::: Data lines :::

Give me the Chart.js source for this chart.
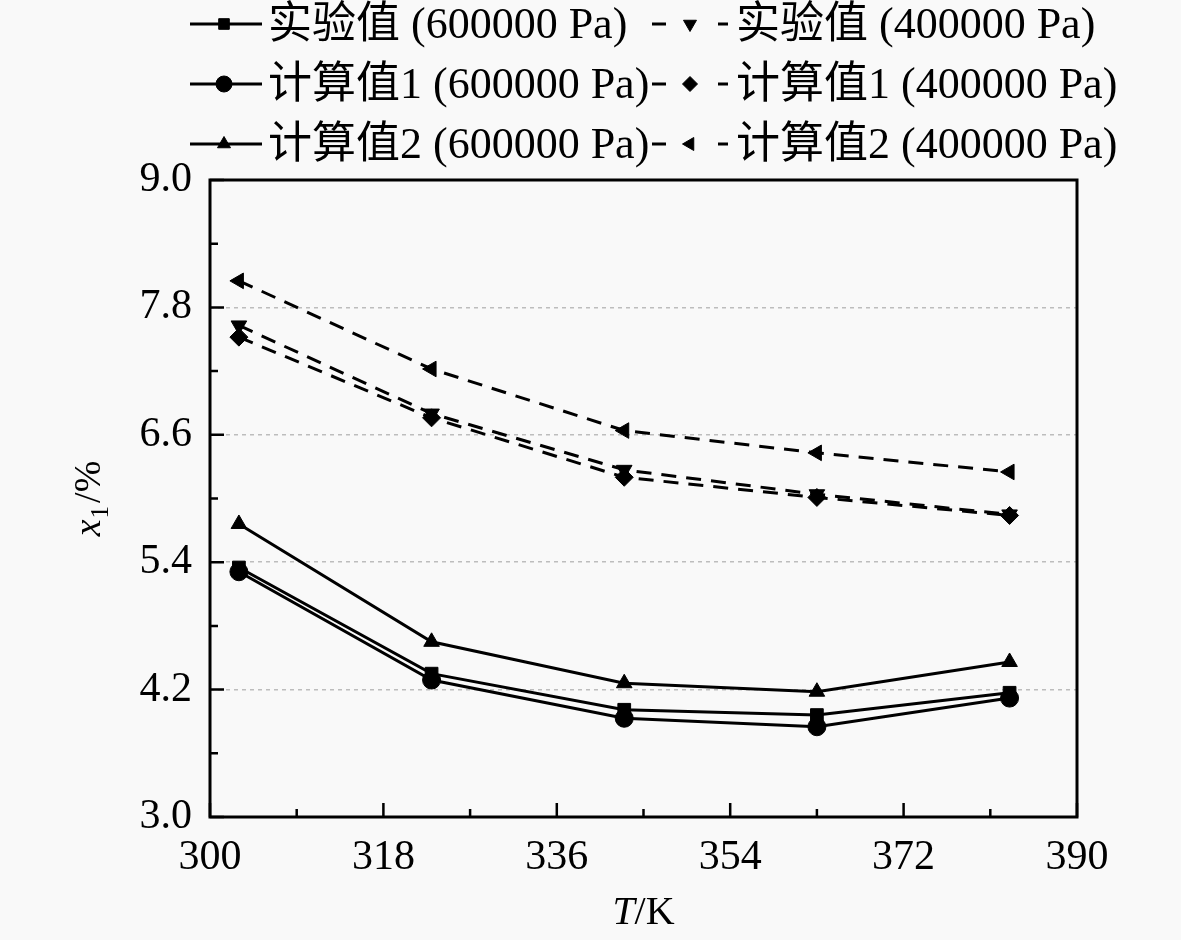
<!DOCTYPE html>
<html>
<head>
<meta charset="utf-8">
<script src="https://cdn.jsdelivr.net/npm/chart.js@4.4.1/dist/chart.umd.min.js"></script>
<style>
  html, body { margin: 0; padding: 0; background: #f9f9f9; }
  #wrap { width: 1181px; height: 940px; }
</style>
</head>
<body>
<div id="wrap"><canvas id="chart" width="1181" height="940"></canvas></div>
<script>
// 温度 (K)
const temps = [303, 323, 343, 363, 383];

// x1 (%) 600000 Pa
const exp600 = [5.35, 4.35, 4.01, 3.96, 4.17];
const calc1_600 = [5.31, 4.29, 3.93, 3.85, 4.12];
const calc2_600 = [5.76, 4.65, 4.26, 4.18, 4.46];

// x1 (%) 400000 Pa
const exp400 = [7.63, 6.80, 6.27, 6.04, 5.85];
const calc1_400 = [7.52, 6.76, 6.20, 6.01, 5.84];
const calc2_400 = [8.05, 7.22, 6.64, 6.43, 6.25];

const seriesLabels = [
    '实验值 (600000 Pa)', '计算值1 (600000 Pa)', '计算值2 (600000 Pa)',
    '实验值 (400000 Pa)', '计算值1 (400000 Pa)', '计算值2 (400000 Pa)'
];

const xTicks = [300, 318, 336, 354, 372, 390];
const yTicks = [3.0, 4.2, 5.4, 6.6, 7.8, 9.0];

const FONT = '"Liberation Serif", "Noto Sans CJK SC", serif';
const DASH = [15, 10];

function toPoints(arr) {
    return temps.map((t, i) => ({ x: t, y: arr[i] }));
}

function makeDataset(label, arr, style, rotation, dashed) {
    return {
        label: label,
        data: toPoints(arr),
        borderColor: '#000',
        backgroundColor: '#000',
        borderWidth: 3,
        borderDash: dashed ? DASH : [],
        pointStyle: style,
        pointRotation: rotation,
        pointRadius: style === 'rect' ? 9 : 9,
        pointBorderWidth: 1,
        tension: 0
    };
}

const datasets = [
    makeDataset(seriesLabels[0], exp600, 'rect', 0, false),
    makeDataset(seriesLabels[1], calc1_600, 'circle', 0, false),
    makeDataset(seriesLabels[2], calc2_600, 'triangle', 0, false),
    makeDataset(seriesLabels[3], exp400, 'triangle', 180, true),
    makeDataset(seriesLabels[4], calc1_400, 'rectRot', 0, true),
    makeDataset(seriesLabels[5], calc2_400, 'triangle', -90, true)
];

// 边框、内向刻度、坐标轴标题和图例
const framePlugin = {
    id: 'frame',
    afterDraw(chart) {
        const ctx = chart.ctx;
        const a = chart.chartArea;
        const xs = chart.scales.x;
        const ys = chart.scales.y;
        ctx.save();
        ctx.strokeStyle = '#000';
        ctx.lineWidth = 3;
        ctx.strokeRect(a.left, a.top, a.right - a.left, a.bottom - a.top);

        ctx.lineWidth = 2.5;
        ctx.beginPath();
        // y 刻度 (主 1.2, 次 0.6)
        for (let v = 3.0; v <= 9.0001; v += 0.6) {
            const py = ys.getPixelForValue(v);
            const major = Math.round((v - 3.0) / 0.6) % 2 === 0;
            ctx.moveTo(a.left, py);
            ctx.lineTo(a.left + (major ? 14 : 8), py);
        }
        // x 刻度 (主 18, 次 9)
        for (let v = 300; v <= 390; v += 9) {
            const px = xs.getPixelForValue(v);
            const major = ((v - 300) / 9) % 2 === 0;
            ctx.moveTo(px, a.bottom);
            ctx.lineTo(px, a.bottom - (major ? 14 : 8));
        }
        ctx.stroke();

        // x 轴标题 T/K
        ctx.fillStyle = '#000';
        ctx.textBaseline = 'alphabetic';
        const cx = (a.left + a.right) / 2;
        ctx.font = 'italic 40px ' + FONT;
        const wT = ctx.measureText('T').width;
        ctx.font = '40px ' + FONT;
        const wK = ctx.measureText('/K').width;
        let sx = cx - (wT + wK) / 2;
        ctx.font = 'italic 40px ' + FONT;
        ctx.textAlign = 'left';
        ctx.fillText('T', sx, 924);
        ctx.font = '40px ' + FONT;
        ctx.fillText('/K', sx + wT, 924);

        // y 轴标题 x1/%
        ctx.save();
        ctx.translate(100, (a.top + a.bottom) / 2);
        ctx.rotate(-Math.PI / 2);
        ctx.font = 'italic 38px ' + FONT;
        const wx = ctx.measureText('x').width;
        ctx.font = '25px ' + FONT;
        const w1 = ctx.measureText('1').width;
        ctx.font = '38px ' + FONT;
        const wp = ctx.measureText('/%').width;
        let tx = -(wx + w1 + 4 + wp) / 2;
        ctx.font = 'italic 38px ' + FONT;
        ctx.fillText('x', tx, 0);
        ctx.font = '25px ' + FONT;
        ctx.fillText('1', tx + wx + 1, 8);
        ctx.font = '38px ' + FONT;
        ctx.fillText('/%', tx + wx + w1 + 4, 0);
        ctx.restore();

        // 图例
        const rowsY = [24, 84, 144];
        ctx.font = '44px ' + FONT;
        ctx.textBaseline = 'middle';
        chart.data.datasets.forEach((ds, i) => {
            const col = i < 3 ? 0 : 1;
            const y = rowsY[i % 3];
            const x0 = col === 0 ? 190 : 652;
            const x1 = col === 0 ? 262 : 728;
            const mx = col === 0 ? 224 : 690;
            ctx.save();
            ctx.strokeStyle = '#000';
            ctx.lineWidth = 3;
            if (col === 0) {
                ctx.beginPath();
                ctx.moveTo(x0, y);
                ctx.lineTo(x1, y);
                ctx.stroke();
            } else {
                ctx.beginPath();
                ctx.moveTo(x0, y); ctx.lineTo(x0 + 14, y);
                ctx.moveTo(x1 - 10, y); ctx.lineTo(x1, y);
                ctx.stroke();
            }
            ctx.restore();
            ctx.fillStyle = '#000';
            ctx.strokeStyle = '#000';
            ctx.lineWidth = 1;
            Chart.helpers.drawPoint(ctx, {
                pointStyle: ds.pointStyle,
                rotation: ds.pointRotation,
                radius: ds.pointStyle === 'circle' ? 8 : 7.5,
                borderWidth: 1
            }, mx, y);
            ctx.fillStyle = '#000';
            ctx.textAlign = 'left';
            ctx.fillText(ds.label, col === 0 ? 268 : 736, y + 2);
        });
        ctx.restore();
    }
};

const ctx = document.getElementById('chart').getContext('2d');

new Chart(ctx, {
    type: 'line',
    data: { datasets: datasets },
    options: {
        responsive: false,
        animation: false,
        layout: { padding: { top: 180, right: 104, left: 0, bottom: 0 } },
        plugins: {
            legend: { display: false },
            tooltip: { enabled: false }
        },
        scales: {
            x: {
                type: 'linear',
                min: 300,
                max: 390,
                afterFit(scale) { scale.height = 123; },
                afterBuildTicks(scale) { scale.ticks = xTicks.map(v => ({ value: v })); },
                grid: { display: false, drawTicks: false },
                border: { display: false },
                ticks: {
                    color: '#000',
                    font: { family: FONT, size: 42 },
                    padding: 16,
                    autoSkip: false,
                    maxRotation: 0,
                    callback: v => v.toString()
                }
            },
            y: {
                type: 'linear',
                min: 3.0,
                max: 9.0,
                afterFit(scale) { scale.width = 210; },
                afterBuildTicks(scale) { scale.ticks = yTicks.map(v => ({ value: v })); },
                grid: {
                    drawTicks: false,
                    lineWidth: 1.5,
                    color: c => (c.tick && (c.tick.value <= 3.0 || c.tick.value >= 9.0)) ? 'rgba(0,0,0,0)' : '#bdbdbd'
                },
                border: { display: false, dash: [4, 4] },
                ticks: {
                    color: '#000',
                    font: { family: FONT, size: 42 },
                    padding: 18,
                    autoSkip: false,
                    callback: v => Number(v).toFixed(1)
                }
            }
        }
    },
    plugins: [framePlugin]
});
</script>
</body>
</html>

:::

- _Directions for this task_:
Without the pictures, transcribe the listing above exactly.

- _Full answer_:
Give me the Chart.js source for this chart.
<!DOCTYPE html>
<html>
<head>
<meta charset="utf-8">
<script src="https://cdn.jsdelivr.net/npm/chart.js@4.4.1/dist/chart.umd.min.js"></script>
<style>
  html, body { margin: 0; padding: 0; background: #f9f9f9; }
  #wrap { width: 1181px; height: 940px; }
</style>
</head>
<body>
<div id="wrap"><canvas id="chart" width="1181" height="940"></canvas></div>
<script>
// 温度 (K)
const temps = [303, 323, 343, 363, 383];

// x1 (%) 600000 Pa
const exp600 = [5.35, 4.35, 4.01, 3.96, 4.17];
const calc1_600 = [5.31, 4.29, 3.93, 3.85, 4.12];
const calc2_600 = [5.76, 4.65, 4.26, 4.18, 4.46];

// x1 (%) 400000 Pa
const exp400 = [7.63, 6.80, 6.27, 6.04, 5.85];
const calc1_400 = [7.52, 6.76, 6.20, 6.01, 5.84];
const calc2_400 = [8.05, 7.22, 6.64, 6.43, 6.25];

const seriesLabels = [
    '实验值 (600000 Pa)', '计算值1 (600000 Pa)', '计算值2 (600000 Pa)',
    '实验值 (400000 Pa)', '计算值1 (400000 Pa)', '计算值2 (400000 Pa)'
];

const xTicks = [300, 318, 336, 354, 372, 390];
const yTicks = [3.0, 4.2, 5.4, 6.6, 7.8, 9.0];

const FONT = '"Liberation Serif", "Noto Sans CJK SC", serif';
const DASH = [15, 10];

function toPoints(arr) {
    return temps.map((t, i) => ({ x: t, y: arr[i] }));
}

function makeDataset(label, arr, style, rotation, dashed) {
    return {
        label: label,
        data: toPoints(arr),
        borderColor: '#000',
        backgroundColor: '#000',
        borderWidth: 3,
        borderDash: dashed ? DASH : [],
        pointStyle: style,
        pointRotation: rotation,
        pointRadius: style === 'rect' ? 9 : 9,
        pointBorderWidth: 1,
        tension: 0
    };
}

const datasets = [
    makeDataset(seriesLabels[0], exp600, 'rect', 0, false),
    makeDataset(seriesLabels[1], calc1_600, 'circle', 0, false),
    makeDataset(seriesLabels[2], calc2_600, 'triangle', 0, false),
    makeDataset(seriesLabels[3], exp400, 'triangle', 180, true),
    makeDataset(seriesLabels[4], calc1_400, 'rectRot', 0, true),
    makeDataset(seriesLabels[5], calc2_400, 'triangle', -90, true)
];

// 边框、内向刻度、坐标轴标题和图例
const framePlugin = {
    id: 'frame',
    afterDraw(chart) {
        const ctx = chart.ctx;
        const a = chart.chartArea;
        const xs = chart.scales.x;
        const ys = chart.scales.y;
        ctx.save();
        ctx.strokeStyle = '#000';
        ctx.lineWidth = 3;
        ctx.strokeRect(a.left, a.top, a.right - a.left, a.bottom - a.top);

        ctx.lineWidth = 2.5;
        ctx.beginPath();
        // y 刻度 (主 1.2, 次 0.6)
        for (let v = 3.0; v <= 9.0001; v += 0.6) {
            const py = ys.getPixelForValue(v);
            const major = Math.round((v - 3.0) / 0.6) % 2 === 0;
            ctx.moveTo(a.left, py);
            ctx.lineTo(a.left + (major ? 14 : 8), py);
        }
        // x 刻度 (主 18, 次 9)
        for (let v = 300; v <= 390; v += 9) {
            const px = xs.getPixelForValue(v);
            const major = ((v - 300) / 9) % 2 === 0;
            ctx.moveTo(px, a.bottom);
            ctx.lineTo(px, a.bottom - (major ? 14 : 8));
        }
        ctx.stroke();

        // x 轴标题 T/K
        ctx.fillStyle = '#000';
        ctx.textBaseline = 'alphabetic';
        const cx = (a.left + a.right) / 2;
        ctx.font = 'italic 40px ' + FONT;
        const wT = ctx.measureText('T').width;
        ctx.font = '40px ' + FONT;
        const wK = ctx.measureText('/K').width;
        let sx = cx - (wT + wK) / 2;
        ctx.font = 'italic 40px ' + FONT;
        ctx.textAlign = 'left';
        ctx.fillText('T', sx, 924);
        ctx.font = '40px ' + FONT;
        ctx.fillText('/K', sx + wT, 924);

        // y 轴标题 x1/%
        ctx.save();
        ctx.translate(100, (a.top + a.bottom) / 2);
        ctx.rotate(-Math.PI / 2);
        ctx.font = 'italic 38px ' + FONT;
        const wx = ctx.measureText('x').width;
        ctx.font = '25px ' + FONT;
        const w1 = ctx.measureText('1').width;
        ctx.font = '38px ' + FONT;
        const wp = ctx.measureText('/%').width;
        let tx = -(wx + w1 + 4 + wp) / 2;
        ctx.font = 'italic 38px ' + FONT;
        ctx.fillText('x', tx, 0);
        ctx.font = '25px ' + FONT;
        ctx.fillText('1', tx + wx + 1, 8);
        ctx.font = '38px ' + FONT;
        ctx.fillText('/%', tx + wx + w1 + 4, 0);
        ctx.restore();

        // 图例
        const rowsY = [24, 84, 144];
        ctx.font = '44px ' + FONT;
        ctx.textBaseline = 'middle';
        chart.data.datasets.forEach((ds, i) => {
            const col = i < 3 ? 0 : 1;
            const y = rowsY[i % 3];
            const x0 = col === 0 ? 190 : 652;
            const x1 = col === 0 ? 262 : 728;
            const mx = col === 0 ? 224 : 690;
            ctx.save();
            ctx.strokeStyle = '#000';
            ctx.lineWidth = 3;
            if (col === 0) {
                ctx.beginPath();
                ctx.moveTo(x0, y);
                ctx.lineTo(x1, y);
                ctx.stroke();
            } else {
                ctx.beginPath();
                ctx.moveTo(x0, y); ctx.lineTo(x0 + 14, y);
                ctx.moveTo(x1 - 10, y); ctx.lineTo(x1, y);
                ctx.stroke();
            }
            ctx.restore();
            ctx.fillStyle = '#000';
            ctx.strokeStyle = '#000';
            ctx.lineWidth = 1;
            Chart.helpers.drawPoint(ctx, {
                pointStyle: ds.pointStyle,
                rotation: ds.pointRotation,
                radius: ds.pointStyle === 'circle' ? 8 : 7.5,
                borderWidth: 1
            }, mx, y);
            ctx.fillStyle = '#000';
            ctx.textAlign = 'left';
            ctx.fillText(ds.label, col === 0 ? 268 : 736, y + 2);
        });
        ctx.restore();
    }
};

const ctx = document.getElementById('chart').getContext('2d');

new Chart(ctx, {
    type: 'line',
    data: { datasets: datasets },
    options: {
        responsive: false,
        animation: false,
        layout: { padding: { top: 180, right: 104, left: 0, bottom: 0 } },
        plugins: {
            legend: { display: false },
            tooltip: { enabled: false }
        },
        scales: {
            x: {
                type: 'linear',
                min: 300,
                max: 390,
                afterFit(scale) { scale.height = 123; },
                afterBuildTicks(scale) { scale.ticks = xTicks.map(v => ({ value: v })); },
                grid: { display: false, drawTicks: false },
                border: { display: false },
                ticks: {
                    color: '#000',
                    font: { family: FONT, size: 42 },
                    padding: 16,
                    autoSkip: false,
                    maxRotation: 0,
                    callback: v => v.toString()
                }
            },
            y: {
                type: 'linear',
                min: 3.0,
                max: 9.0,
                afterFit(scale) { scale.width = 210; },
                afterBuildTicks(scale) { scale.ticks = yTicks.map(v => ({ value: v })); },
                grid: {
                    drawTicks: false,
                    lineWidth: 1.5,
                    color: c => (c.tick && (c.tick.value <= 3.0 || c.tick.value >= 9.0)) ? 'rgba(0,0,0,0)' : '#bdbdbd'
                },
                border: { display: false, dash: [4, 4] },
                ticks: {
                    color: '#000',
                    font: { family: FONT, size: 42 },
                    padding: 18,
                    autoSkip: false,
                    callback: v => Number(v).toFixed(1)
                }
            }
        }
    },
    plugins: [framePlugin]
});
</script>
</body>
</html>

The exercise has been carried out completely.